> [Data provided]:

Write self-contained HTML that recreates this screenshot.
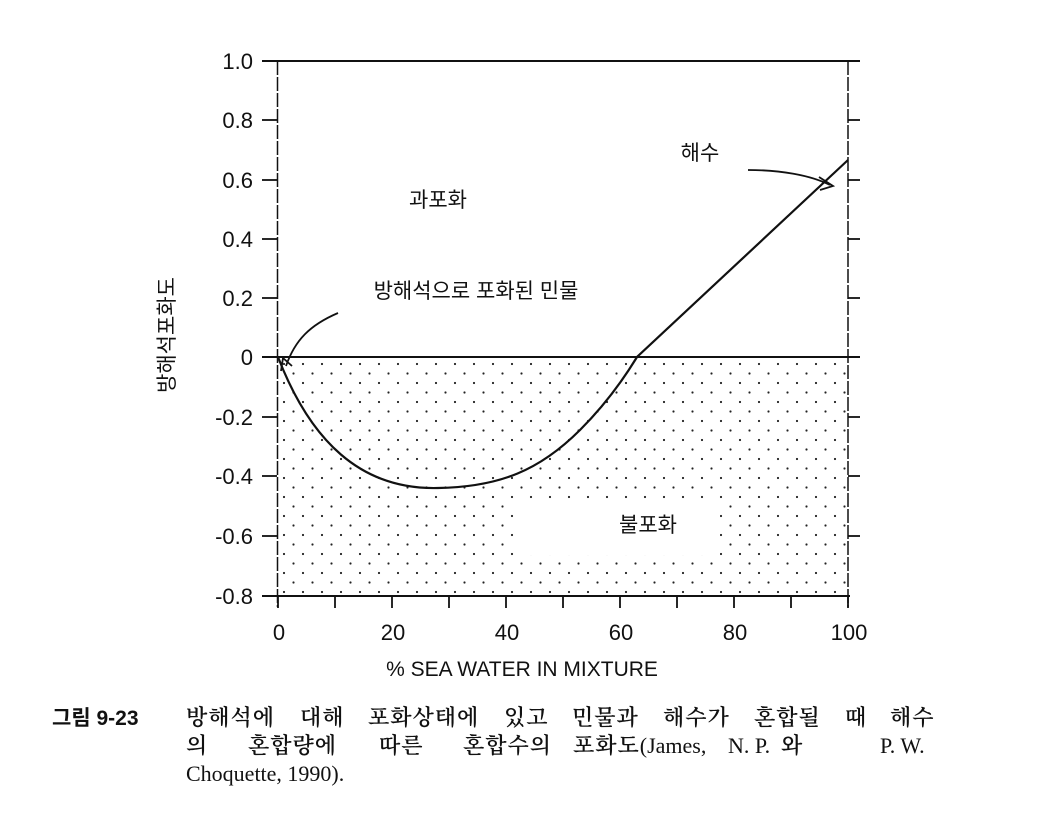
<!DOCTYPE html>
<html><head><meta charset="utf-8"><style>
body{margin:0;background:#fff;width:1041px;height:818px;overflow:hidden}
svg{position:absolute;left:0;top:0}
.t{font-family:"Liberation Sans","Noto Sans CJK KR",sans-serif;fill:#111}
.c{font-family:"Liberation Serif","Noto Serif CJK KR",serif;fill:#111;font-size:22px}
.k{font-family:"Noto Serif CJK KR",serif;font-weight:600;letter-spacing:1px}
</style></head><body>
<svg width="1041" height="818" viewBox="0 0 1041 818">
<defs>
<pattern id="d" width="19" height="19" patternUnits="userSpaceOnUse" x="282" y="362">
<circle cx="2" cy="2" r="1.1" fill="#222"/><circle cx="11.5" cy="11.5" r="1.1" fill="#222"/>
</pattern>
</defs>
<rect x="279" y="359" width="568" height="236" fill="url(#d)"/>
<rect x="520" y="500" width="200" height="55" fill="#fff"/>
<g stroke="#111" stroke-width="2" fill="none">
<line x1="262" y1="61" x2="860" y2="61"/>
<line x1="262" y1="357" x2="860" y2="357"/>
<line x1="262" y1="596" x2="850" y2="596"/>
<line x1="277.5" y1="61" x2="277.5" y2="607" stroke-width="1.5" stroke-dasharray="14 2"/>
<line x1="848" y1="61" x2="848" y2="607" stroke-width="1.5" stroke-dasharray="14 2"/>
<g stroke-width="1.8">
<line x1="262" y1="120" x2="277" y2="120"/><line x1="262" y1="180" x2="277" y2="180"/>
<line x1="262" y1="239" x2="277" y2="239"/><line x1="262" y1="298" x2="277" y2="298"/>
<line x1="262" y1="417" x2="277" y2="417"/><line x1="262" y1="476" x2="277" y2="476"/>
<line x1="262" y1="536" x2="277" y2="536"/>
<line x1="848" y1="120" x2="860" y2="120"/><line x1="848" y1="180" x2="860" y2="180"/>
<line x1="848" y1="239" x2="860" y2="239"/><line x1="848" y1="298" x2="860" y2="298"/>
<line x1="848" y1="417" x2="860" y2="417"/><line x1="848" y1="476" x2="860" y2="476"/>
<line x1="848" y1="536" x2="860" y2="536"/>
<line x1="278" y1="596" x2="278" y2="608"/><line x1="335" y1="596" x2="335" y2="608"/>
<line x1="392" y1="596" x2="392" y2="608"/><line x1="449" y1="596" x2="449" y2="608"/>
<line x1="506" y1="596" x2="506" y2="608"/><line x1="563" y1="596" x2="563" y2="608"/>
<line x1="620" y1="596" x2="620" y2="608"/><line x1="677" y1="596" x2="677" y2="608"/>
<line x1="734" y1="596" x2="734" y2="608"/><line x1="791" y1="596" x2="791" y2="608"/>
<line x1="848" y1="596" x2="848" y2="608"/>
</g>
<path d="M278 357 C310 440 360 490 438 488 C500 487 540 470 580 430 C600 410 620 385 637 357 L848 160" stroke-width="2.2"/>
<path d="M338 313 C310 325 295 340 286 366" stroke-width="1.8"/>
<path d="M281 371 L283 358 L292 366" stroke-width="1.8"/>
<path d="M748 170 C780 170 810 175 830 185" stroke-width="1.8"/>
<path d="M819 177 L833 186 L820 190" stroke-width="1.8"/>
</g>
<g class="t" font-size="22" text-anchor="end">
<text x="253" y="69">1.0</text><text x="253" y="128">0.8</text><text x="253" y="188">0.6</text>
<text x="253" y="247">0.4</text><text x="253" y="306">0.2</text><text x="253" y="365">0</text>
<text x="253" y="425">-0.2</text><text x="253" y="484">-0.4</text><text x="253" y="544">-0.6</text>
<text x="253" y="604">-0.8</text>
</g>
<g class="t" font-size="22" text-anchor="middle">
<text x="279" y="640">0</text><text x="393" y="640">20</text><text x="507" y="640">40</text>
<text x="621" y="640">60</text><text x="735" y="640">80</text><text x="849" y="640">100</text>
<text x="522" y="676" font-size="21">% SEA WATER IN MIXTURE</text>
<text x="438" y="207" font-size="21">과포화</text>
<text x="648" y="532" font-size="21">불포화</text>
<text x="700" y="160" font-size="21">해수</text>
<text x="476" y="298" font-size="21">방해석으로 포화된 민물</text>
<text transform="translate(174 335) rotate(-90)" font-size="21">방해석포화도</text>
</g>
<text class="t" x="52" y="725" font-size="21" font-weight="bold">그림 9-23</text>
<g class="c">
<text y="725" class="k"><tspan x="186">방해석에</tspan><tspan x="300">대해</tspan><tspan x="368">포화상태에</tspan><tspan x="504">있고</tspan><tspan x="572">민물과</tspan><tspan x="663">해수가</tspan><tspan x="754">혼합될</tspan><tspan x="845">때</tspan><tspan x="890">해수</tspan></text>
<text y="753"><tspan class="k" x="186">의</tspan><tspan class="k" x="248">혼합량에</tspan><tspan class="k" x="379">따른</tspan><tspan class="k" x="463">혼합수의</tspan><tspan class="k" x="573">포화도</tspan><tspan>(James,</tspan><tspan x="728">N. P.</tspan><tspan class="k" x="781">와</tspan><tspan x="880">P. W.</tspan></text>
<text x="186" y="781">Choquette, 1990).</text>
</g>
</svg>
</body></html>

> [Aim of the task]:
Copy out the data above exactly, except the pictures.

> [Answer to this problem]:
Write self-contained HTML that recreates this screenshot.
<!DOCTYPE html>
<html><head><meta charset="utf-8"><style>
body{margin:0;background:#fff;width:1041px;height:818px;overflow:hidden}
svg{position:absolute;left:0;top:0}
.t{font-family:"Liberation Sans","Noto Sans CJK KR",sans-serif;fill:#111}
.c{font-family:"Liberation Serif","Noto Serif CJK KR",serif;fill:#111;font-size:22px}
.k{font-family:"Noto Serif CJK KR",serif;font-weight:600;letter-spacing:1px}
</style></head><body>
<svg width="1041" height="818" viewBox="0 0 1041 818">
<defs>
<pattern id="d" width="19" height="19" patternUnits="userSpaceOnUse" x="282" y="362">
<circle cx="2" cy="2" r="1.1" fill="#222"/><circle cx="11.5" cy="11.5" r="1.1" fill="#222"/>
</pattern>
</defs>
<rect x="279" y="359" width="568" height="236" fill="url(#d)"/>
<rect x="520" y="500" width="200" height="55" fill="#fff"/>
<g stroke="#111" stroke-width="2" fill="none">
<line x1="262" y1="61" x2="860" y2="61"/>
<line x1="262" y1="357" x2="860" y2="357"/>
<line x1="262" y1="596" x2="850" y2="596"/>
<line x1="277.5" y1="61" x2="277.5" y2="607" stroke-width="1.5" stroke-dasharray="14 2"/>
<line x1="848" y1="61" x2="848" y2="607" stroke-width="1.5" stroke-dasharray="14 2"/>
<g stroke-width="1.8">
<line x1="262" y1="120" x2="277" y2="120"/><line x1="262" y1="180" x2="277" y2="180"/>
<line x1="262" y1="239" x2="277" y2="239"/><line x1="262" y1="298" x2="277" y2="298"/>
<line x1="262" y1="417" x2="277" y2="417"/><line x1="262" y1="476" x2="277" y2="476"/>
<line x1="262" y1="536" x2="277" y2="536"/>
<line x1="848" y1="120" x2="860" y2="120"/><line x1="848" y1="180" x2="860" y2="180"/>
<line x1="848" y1="239" x2="860" y2="239"/><line x1="848" y1="298" x2="860" y2="298"/>
<line x1="848" y1="417" x2="860" y2="417"/><line x1="848" y1="476" x2="860" y2="476"/>
<line x1="848" y1="536" x2="860" y2="536"/>
<line x1="278" y1="596" x2="278" y2="608"/><line x1="335" y1="596" x2="335" y2="608"/>
<line x1="392" y1="596" x2="392" y2="608"/><line x1="449" y1="596" x2="449" y2="608"/>
<line x1="506" y1="596" x2="506" y2="608"/><line x1="563" y1="596" x2="563" y2="608"/>
<line x1="620" y1="596" x2="620" y2="608"/><line x1="677" y1="596" x2="677" y2="608"/>
<line x1="734" y1="596" x2="734" y2="608"/><line x1="791" y1="596" x2="791" y2="608"/>
<line x1="848" y1="596" x2="848" y2="608"/>
</g>
<path d="M278 357 C310 440 360 490 438 488 C500 487 540 470 580 430 C600 410 620 385 637 357 L848 160" stroke-width="2.2"/>
<path d="M338 313 C310 325 295 340 286 366" stroke-width="1.8"/>
<path d="M281 371 L283 358 L292 366" stroke-width="1.8"/>
<path d="M748 170 C780 170 810 175 830 185" stroke-width="1.8"/>
<path d="M819 177 L833 186 L820 190" stroke-width="1.8"/>
</g>
<g class="t" font-size="22" text-anchor="end">
<text x="253" y="69">1.0</text><text x="253" y="128">0.8</text><text x="253" y="188">0.6</text>
<text x="253" y="247">0.4</text><text x="253" y="306">0.2</text><text x="253" y="365">0</text>
<text x="253" y="425">-0.2</text><text x="253" y="484">-0.4</text><text x="253" y="544">-0.6</text>
<text x="253" y="604">-0.8</text>
</g>
<g class="t" font-size="22" text-anchor="middle">
<text x="279" y="640">0</text><text x="393" y="640">20</text><text x="507" y="640">40</text>
<text x="621" y="640">60</text><text x="735" y="640">80</text><text x="849" y="640">100</text>
<text x="522" y="676" font-size="21">% SEA WATER IN MIXTURE</text>
<text x="438" y="207" font-size="21">과포화</text>
<text x="648" y="532" font-size="21">불포화</text>
<text x="700" y="160" font-size="21">해수</text>
<text x="476" y="298" font-size="21">방해석으로 포화된 민물</text>
<text transform="translate(174 335) rotate(-90)" font-size="21">방해석포화도</text>
</g>
<text class="t" x="52" y="725" font-size="21" font-weight="bold">그림 9-23</text>
<g class="c">
<text y="725" class="k"><tspan x="186">방해석에</tspan><tspan x="300">대해</tspan><tspan x="368">포화상태에</tspan><tspan x="504">있고</tspan><tspan x="572">민물과</tspan><tspan x="663">해수가</tspan><tspan x="754">혼합될</tspan><tspan x="845">때</tspan><tspan x="890">해수</tspan></text>
<text y="753"><tspan class="k" x="186">의</tspan><tspan class="k" x="248">혼합량에</tspan><tspan class="k" x="379">따른</tspan><tspan class="k" x="463">혼합수의</tspan><tspan class="k" x="573">포화도</tspan><tspan>(James,</tspan><tspan x="728">N. P.</tspan><tspan class="k" x="781">와</tspan><tspan x="880">P. W.</tspan></text>
<text x="186" y="781">Choquette, 1990).</text>
</g>
</svg>
</body></html>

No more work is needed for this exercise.